Requirement: Select the lines of the records containing the word "this" and list them.

[START OF Information provided]

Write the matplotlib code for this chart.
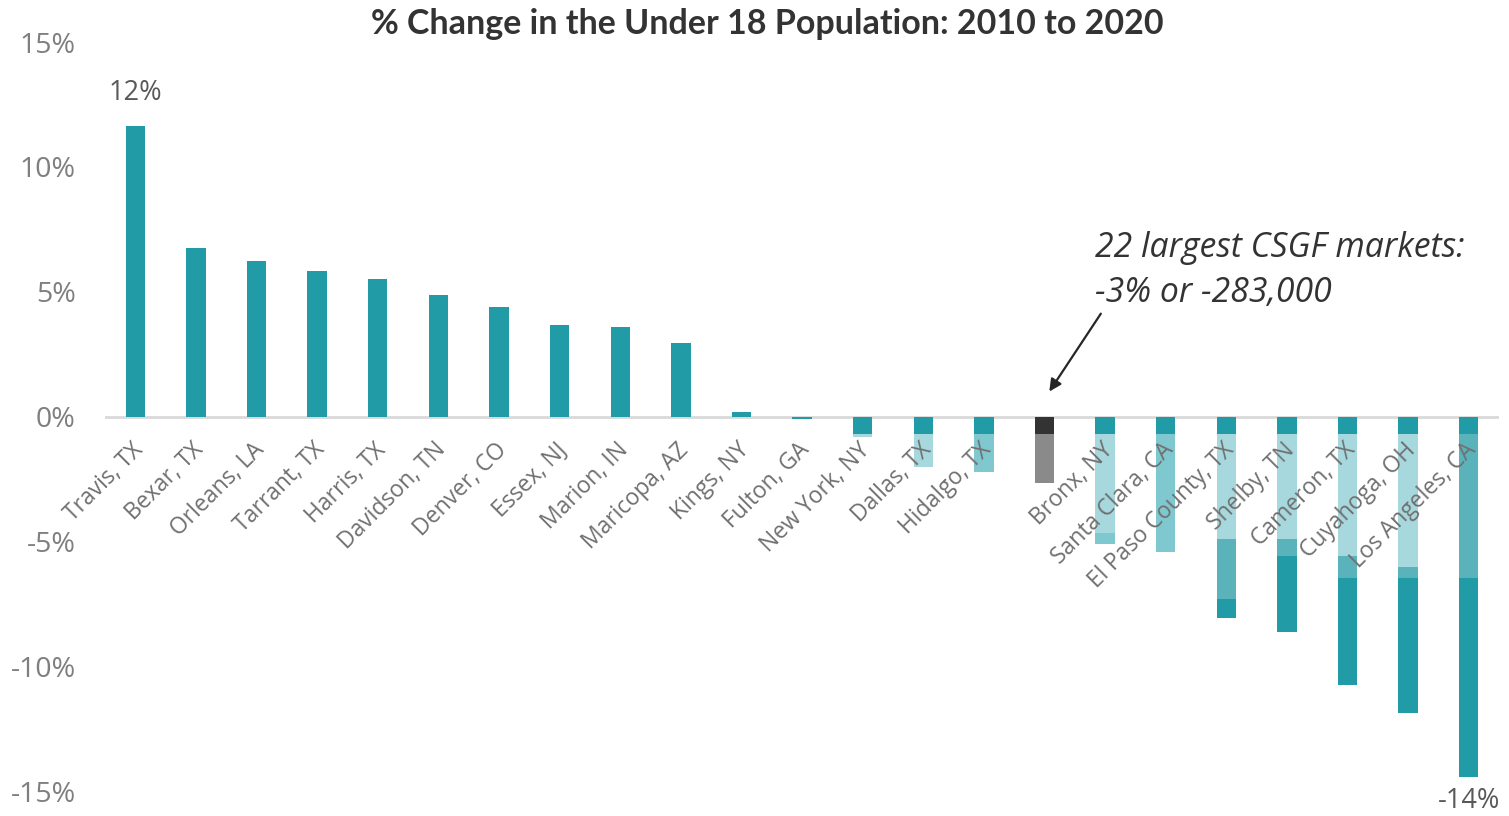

[END OF Information provided]
[START OF Information provided]

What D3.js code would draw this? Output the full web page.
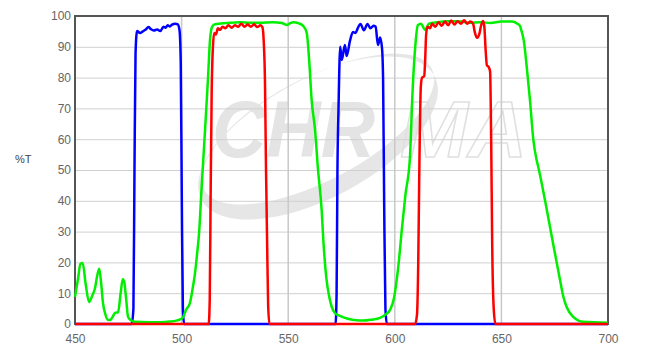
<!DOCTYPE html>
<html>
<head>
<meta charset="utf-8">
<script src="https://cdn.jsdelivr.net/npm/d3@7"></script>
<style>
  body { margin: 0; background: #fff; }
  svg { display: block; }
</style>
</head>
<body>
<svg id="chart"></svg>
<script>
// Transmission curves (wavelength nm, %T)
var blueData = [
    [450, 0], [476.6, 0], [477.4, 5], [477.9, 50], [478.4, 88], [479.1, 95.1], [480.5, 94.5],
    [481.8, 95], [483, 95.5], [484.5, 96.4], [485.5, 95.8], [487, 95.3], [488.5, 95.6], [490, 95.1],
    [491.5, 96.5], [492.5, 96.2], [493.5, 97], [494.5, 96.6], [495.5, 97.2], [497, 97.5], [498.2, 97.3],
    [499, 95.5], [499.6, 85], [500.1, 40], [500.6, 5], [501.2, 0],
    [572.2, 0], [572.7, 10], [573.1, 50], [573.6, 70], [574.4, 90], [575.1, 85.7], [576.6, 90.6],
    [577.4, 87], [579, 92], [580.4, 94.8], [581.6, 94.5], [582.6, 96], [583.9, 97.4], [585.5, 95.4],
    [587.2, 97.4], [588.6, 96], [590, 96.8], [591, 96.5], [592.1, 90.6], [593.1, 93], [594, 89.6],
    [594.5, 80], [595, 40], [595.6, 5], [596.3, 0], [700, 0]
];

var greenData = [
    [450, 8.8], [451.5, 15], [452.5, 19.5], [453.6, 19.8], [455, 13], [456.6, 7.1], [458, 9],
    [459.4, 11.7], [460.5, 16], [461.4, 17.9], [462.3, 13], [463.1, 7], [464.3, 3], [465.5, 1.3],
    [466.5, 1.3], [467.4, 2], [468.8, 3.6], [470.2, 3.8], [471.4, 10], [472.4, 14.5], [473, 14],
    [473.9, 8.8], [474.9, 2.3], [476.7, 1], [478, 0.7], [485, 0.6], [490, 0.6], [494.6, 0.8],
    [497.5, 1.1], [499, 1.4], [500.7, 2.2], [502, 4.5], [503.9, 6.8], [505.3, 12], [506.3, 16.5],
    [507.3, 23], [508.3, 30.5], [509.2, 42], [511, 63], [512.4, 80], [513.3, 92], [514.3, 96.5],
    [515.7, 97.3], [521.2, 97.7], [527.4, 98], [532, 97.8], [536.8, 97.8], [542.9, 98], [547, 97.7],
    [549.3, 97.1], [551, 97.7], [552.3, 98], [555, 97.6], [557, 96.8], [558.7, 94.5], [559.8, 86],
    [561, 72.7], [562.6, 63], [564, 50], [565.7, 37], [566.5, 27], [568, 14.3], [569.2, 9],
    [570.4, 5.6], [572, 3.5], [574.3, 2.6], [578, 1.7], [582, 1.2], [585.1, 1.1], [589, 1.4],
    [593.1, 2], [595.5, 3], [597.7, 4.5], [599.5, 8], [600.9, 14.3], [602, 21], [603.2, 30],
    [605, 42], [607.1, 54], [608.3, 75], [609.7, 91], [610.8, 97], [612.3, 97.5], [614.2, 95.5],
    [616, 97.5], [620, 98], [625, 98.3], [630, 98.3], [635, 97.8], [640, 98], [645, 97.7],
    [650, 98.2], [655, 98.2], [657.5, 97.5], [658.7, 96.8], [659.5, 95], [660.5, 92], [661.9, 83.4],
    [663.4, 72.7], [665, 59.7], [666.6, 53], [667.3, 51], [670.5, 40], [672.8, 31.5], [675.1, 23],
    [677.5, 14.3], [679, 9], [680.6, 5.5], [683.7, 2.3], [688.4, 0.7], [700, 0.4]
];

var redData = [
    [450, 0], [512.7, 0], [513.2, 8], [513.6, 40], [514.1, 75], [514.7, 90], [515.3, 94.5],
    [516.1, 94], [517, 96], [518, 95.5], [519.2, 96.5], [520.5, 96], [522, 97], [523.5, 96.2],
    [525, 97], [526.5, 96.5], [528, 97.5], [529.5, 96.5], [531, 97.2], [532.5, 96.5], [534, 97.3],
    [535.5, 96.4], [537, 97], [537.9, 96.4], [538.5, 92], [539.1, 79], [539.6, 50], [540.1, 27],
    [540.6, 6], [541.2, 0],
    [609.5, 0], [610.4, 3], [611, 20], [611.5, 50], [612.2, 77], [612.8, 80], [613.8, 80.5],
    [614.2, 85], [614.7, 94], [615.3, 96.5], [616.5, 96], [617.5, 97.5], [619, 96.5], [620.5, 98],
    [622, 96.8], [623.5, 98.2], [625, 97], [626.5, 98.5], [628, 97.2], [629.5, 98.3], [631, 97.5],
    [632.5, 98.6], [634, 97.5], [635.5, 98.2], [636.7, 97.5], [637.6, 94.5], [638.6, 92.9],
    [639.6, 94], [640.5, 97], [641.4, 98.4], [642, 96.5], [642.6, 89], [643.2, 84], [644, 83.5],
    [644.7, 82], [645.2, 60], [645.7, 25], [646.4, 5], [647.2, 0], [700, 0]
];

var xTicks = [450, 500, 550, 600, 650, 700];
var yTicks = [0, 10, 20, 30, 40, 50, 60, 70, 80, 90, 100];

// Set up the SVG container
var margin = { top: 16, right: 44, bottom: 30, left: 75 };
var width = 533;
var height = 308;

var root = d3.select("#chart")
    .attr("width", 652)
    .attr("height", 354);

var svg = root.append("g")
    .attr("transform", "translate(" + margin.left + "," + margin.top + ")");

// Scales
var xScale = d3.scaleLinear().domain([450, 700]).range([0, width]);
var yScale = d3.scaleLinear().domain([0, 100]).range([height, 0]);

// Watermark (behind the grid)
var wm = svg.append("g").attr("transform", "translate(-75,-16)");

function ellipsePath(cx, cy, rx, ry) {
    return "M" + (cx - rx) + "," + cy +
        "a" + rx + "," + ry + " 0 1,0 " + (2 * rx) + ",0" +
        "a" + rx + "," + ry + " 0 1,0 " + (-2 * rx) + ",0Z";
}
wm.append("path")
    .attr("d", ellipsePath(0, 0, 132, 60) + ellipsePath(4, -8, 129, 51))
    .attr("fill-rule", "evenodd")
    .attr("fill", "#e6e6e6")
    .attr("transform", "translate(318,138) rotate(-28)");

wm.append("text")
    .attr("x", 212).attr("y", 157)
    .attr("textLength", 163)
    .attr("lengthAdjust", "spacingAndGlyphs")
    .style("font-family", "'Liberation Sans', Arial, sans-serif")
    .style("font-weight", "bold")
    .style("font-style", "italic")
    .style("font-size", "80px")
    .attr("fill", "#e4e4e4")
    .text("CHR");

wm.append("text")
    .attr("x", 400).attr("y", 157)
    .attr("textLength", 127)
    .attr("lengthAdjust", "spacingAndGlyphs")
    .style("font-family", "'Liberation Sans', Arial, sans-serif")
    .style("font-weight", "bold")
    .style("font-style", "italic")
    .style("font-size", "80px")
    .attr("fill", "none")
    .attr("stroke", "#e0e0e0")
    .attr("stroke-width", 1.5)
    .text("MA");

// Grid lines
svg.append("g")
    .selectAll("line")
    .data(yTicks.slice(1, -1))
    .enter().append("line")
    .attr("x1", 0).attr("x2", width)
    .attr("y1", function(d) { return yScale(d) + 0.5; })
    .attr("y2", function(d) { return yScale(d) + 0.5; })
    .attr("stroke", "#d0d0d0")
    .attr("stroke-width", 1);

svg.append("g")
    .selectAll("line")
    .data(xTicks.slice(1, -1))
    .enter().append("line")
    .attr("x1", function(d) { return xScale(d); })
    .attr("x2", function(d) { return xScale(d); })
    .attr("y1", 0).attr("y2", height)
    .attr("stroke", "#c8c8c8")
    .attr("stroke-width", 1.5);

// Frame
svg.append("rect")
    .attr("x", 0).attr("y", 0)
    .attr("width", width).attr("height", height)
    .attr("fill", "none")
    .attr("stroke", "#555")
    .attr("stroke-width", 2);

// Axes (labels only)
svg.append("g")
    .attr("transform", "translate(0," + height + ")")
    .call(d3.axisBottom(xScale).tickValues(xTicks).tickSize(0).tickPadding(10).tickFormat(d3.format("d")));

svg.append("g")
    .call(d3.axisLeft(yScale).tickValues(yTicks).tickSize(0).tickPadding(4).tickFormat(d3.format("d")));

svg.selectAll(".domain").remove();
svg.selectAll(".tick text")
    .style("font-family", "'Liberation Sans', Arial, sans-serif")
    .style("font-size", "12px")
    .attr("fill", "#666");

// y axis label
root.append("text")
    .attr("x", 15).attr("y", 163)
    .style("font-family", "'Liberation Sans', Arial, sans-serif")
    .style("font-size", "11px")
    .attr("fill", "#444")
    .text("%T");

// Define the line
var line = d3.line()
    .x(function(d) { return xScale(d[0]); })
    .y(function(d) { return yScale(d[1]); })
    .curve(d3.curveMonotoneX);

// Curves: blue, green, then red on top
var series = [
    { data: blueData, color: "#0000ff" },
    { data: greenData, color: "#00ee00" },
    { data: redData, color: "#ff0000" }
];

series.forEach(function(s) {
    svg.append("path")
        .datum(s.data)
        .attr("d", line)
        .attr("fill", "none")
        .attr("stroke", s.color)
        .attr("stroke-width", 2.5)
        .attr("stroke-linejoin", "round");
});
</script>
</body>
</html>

[END OF Information provided]
[START OF Information provided]

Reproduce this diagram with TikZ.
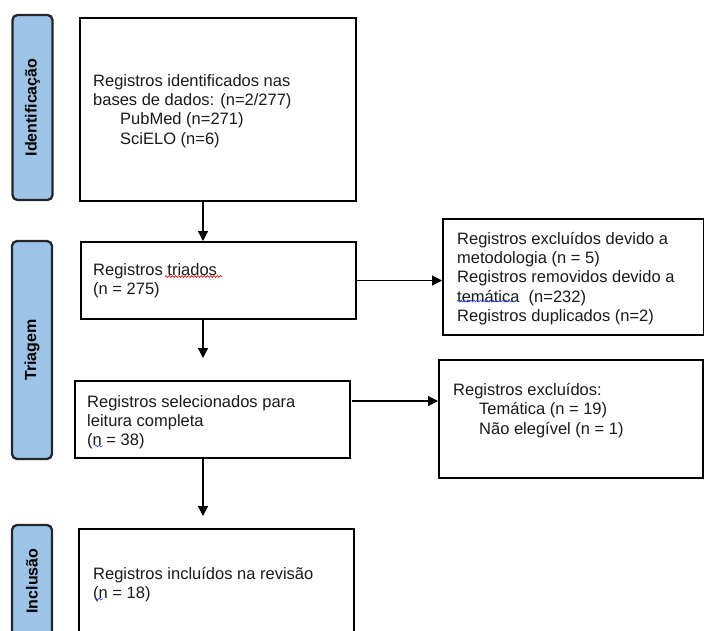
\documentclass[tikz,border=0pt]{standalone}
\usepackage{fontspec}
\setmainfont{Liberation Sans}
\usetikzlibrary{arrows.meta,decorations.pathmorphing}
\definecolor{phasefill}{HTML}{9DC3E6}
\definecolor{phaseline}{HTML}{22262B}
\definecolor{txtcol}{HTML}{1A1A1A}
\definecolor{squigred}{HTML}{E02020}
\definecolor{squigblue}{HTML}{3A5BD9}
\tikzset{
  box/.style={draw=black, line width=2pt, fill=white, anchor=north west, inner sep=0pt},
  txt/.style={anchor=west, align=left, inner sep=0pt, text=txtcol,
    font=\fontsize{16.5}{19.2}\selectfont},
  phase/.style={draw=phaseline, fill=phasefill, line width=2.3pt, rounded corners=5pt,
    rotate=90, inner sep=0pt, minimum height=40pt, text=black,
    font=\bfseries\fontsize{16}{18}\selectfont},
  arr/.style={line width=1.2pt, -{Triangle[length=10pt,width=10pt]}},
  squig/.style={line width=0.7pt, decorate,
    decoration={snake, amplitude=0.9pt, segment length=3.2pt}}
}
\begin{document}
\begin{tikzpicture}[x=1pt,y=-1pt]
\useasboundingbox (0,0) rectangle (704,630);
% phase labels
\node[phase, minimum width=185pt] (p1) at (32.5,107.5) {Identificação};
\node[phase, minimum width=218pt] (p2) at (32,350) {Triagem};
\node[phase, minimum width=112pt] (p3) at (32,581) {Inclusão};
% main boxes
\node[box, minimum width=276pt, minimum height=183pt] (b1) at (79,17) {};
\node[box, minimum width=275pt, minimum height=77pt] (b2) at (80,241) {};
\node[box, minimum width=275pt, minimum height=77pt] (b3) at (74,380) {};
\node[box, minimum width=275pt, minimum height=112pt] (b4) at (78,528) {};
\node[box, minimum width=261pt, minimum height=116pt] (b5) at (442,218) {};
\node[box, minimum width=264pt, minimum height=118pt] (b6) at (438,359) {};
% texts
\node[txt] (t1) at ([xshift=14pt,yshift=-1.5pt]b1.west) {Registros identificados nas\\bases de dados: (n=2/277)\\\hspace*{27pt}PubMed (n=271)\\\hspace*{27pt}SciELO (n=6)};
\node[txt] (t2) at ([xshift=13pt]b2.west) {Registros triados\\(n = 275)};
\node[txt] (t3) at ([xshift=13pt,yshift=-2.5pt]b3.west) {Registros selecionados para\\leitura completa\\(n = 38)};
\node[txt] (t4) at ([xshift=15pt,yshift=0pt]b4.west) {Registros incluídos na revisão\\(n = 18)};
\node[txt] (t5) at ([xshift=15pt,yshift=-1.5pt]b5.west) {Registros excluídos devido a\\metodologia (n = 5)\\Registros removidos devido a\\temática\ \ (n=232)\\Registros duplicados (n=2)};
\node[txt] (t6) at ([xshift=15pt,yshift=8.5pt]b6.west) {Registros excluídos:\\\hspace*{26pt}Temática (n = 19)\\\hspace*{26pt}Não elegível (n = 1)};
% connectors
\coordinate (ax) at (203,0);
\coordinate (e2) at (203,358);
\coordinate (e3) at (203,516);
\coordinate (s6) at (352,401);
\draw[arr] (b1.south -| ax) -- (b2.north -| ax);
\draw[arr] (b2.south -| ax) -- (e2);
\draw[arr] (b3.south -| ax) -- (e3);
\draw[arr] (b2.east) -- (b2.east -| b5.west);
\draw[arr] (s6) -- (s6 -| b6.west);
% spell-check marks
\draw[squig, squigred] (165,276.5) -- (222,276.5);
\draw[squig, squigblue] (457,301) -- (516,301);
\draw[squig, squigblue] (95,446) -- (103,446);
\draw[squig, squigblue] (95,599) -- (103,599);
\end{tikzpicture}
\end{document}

[END OF Information provided]

Task response:
Write the matplotlib code for this chart.
What D3.js code would draw this? Output the full web page.
Reproduce this diagram with TikZ.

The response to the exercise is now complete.